Em que situação ficam os antigos apoiadores de Kadafi?
Acredito que haverá uma reconciliação e perdão entre esses apoiadores e os membros do CNT. No entanto, há outros grupos que não aceitarão essa trégua. Esses não estão dispostos a conversar, principalmente após a morte de Kadafi. A união desse povo não será possível sem uma reconciliação verdadeira e a habilidade para se perdoar ao invés de punir.
É necessário que haja um verdadeiro comprometimento de ambas as partes para que esse perdão e essa união sejam verdadeiros.
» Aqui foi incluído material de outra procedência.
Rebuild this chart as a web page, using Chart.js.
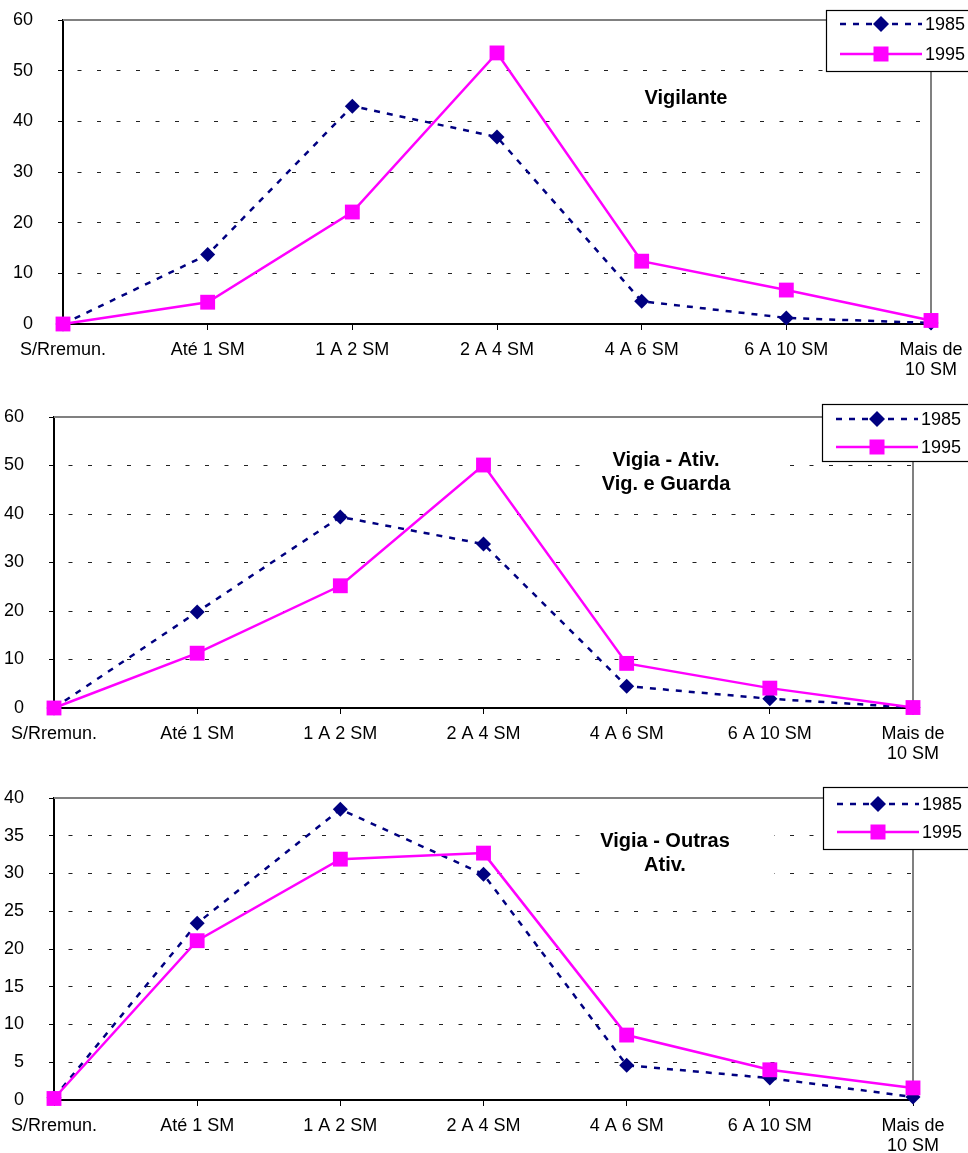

Eu acredito que isso pode acontecer até o final de 2012. Neste momento, a Líbia está numa encruzilhada. Ou avança e se estabelece como um modelo de nação civilizada ou acabará ainda mais fragmentada, gerando mais tensão, abusos e conflitos. Isso pode ser evitado, mas as pessoas precisam conduzir o país para este caminho. A transição será muito longa e não tão pacífica quanto os demais países imaginam.
O que a saída das tropas do OTAN representa para a Líbia?
É positiva. O problema é que o país não tem exército nacional. É uma nação muito grande e possui importantes fronteiras, no sul principalmente. Há um problema sério de segurança. Além disso, é gigantesca a quantidade de pessoas com armas fazendo Justiça com as próprias mãos.
Como era a Líbia com Kadafi no poder?
Uma ditadura, claro. Caso alguém não concordasse com ele, era imediatamente considerado suspeito. As instituições oficiais eram fracas e não havia partidos políticos ou associações.
As pessoas que viveram sob essa ditadura estavam frustradas, humilhadas e hoje precisam de um líder que possa organizar todo esse processo. Será complicado, mas não impossível. Eu acredito que a Líbia poderá se tornar um país estável se as lideranças na sociedade civil (intelectuais, advogados, escritores, associação de mulheres) trabalharem duro para estabelecer essas instituições públicas. O problema é que muitas nações agora irão tentar tirar vantagem da ajuda que foi dada ao CNT para derrubar o governo de Kadafi.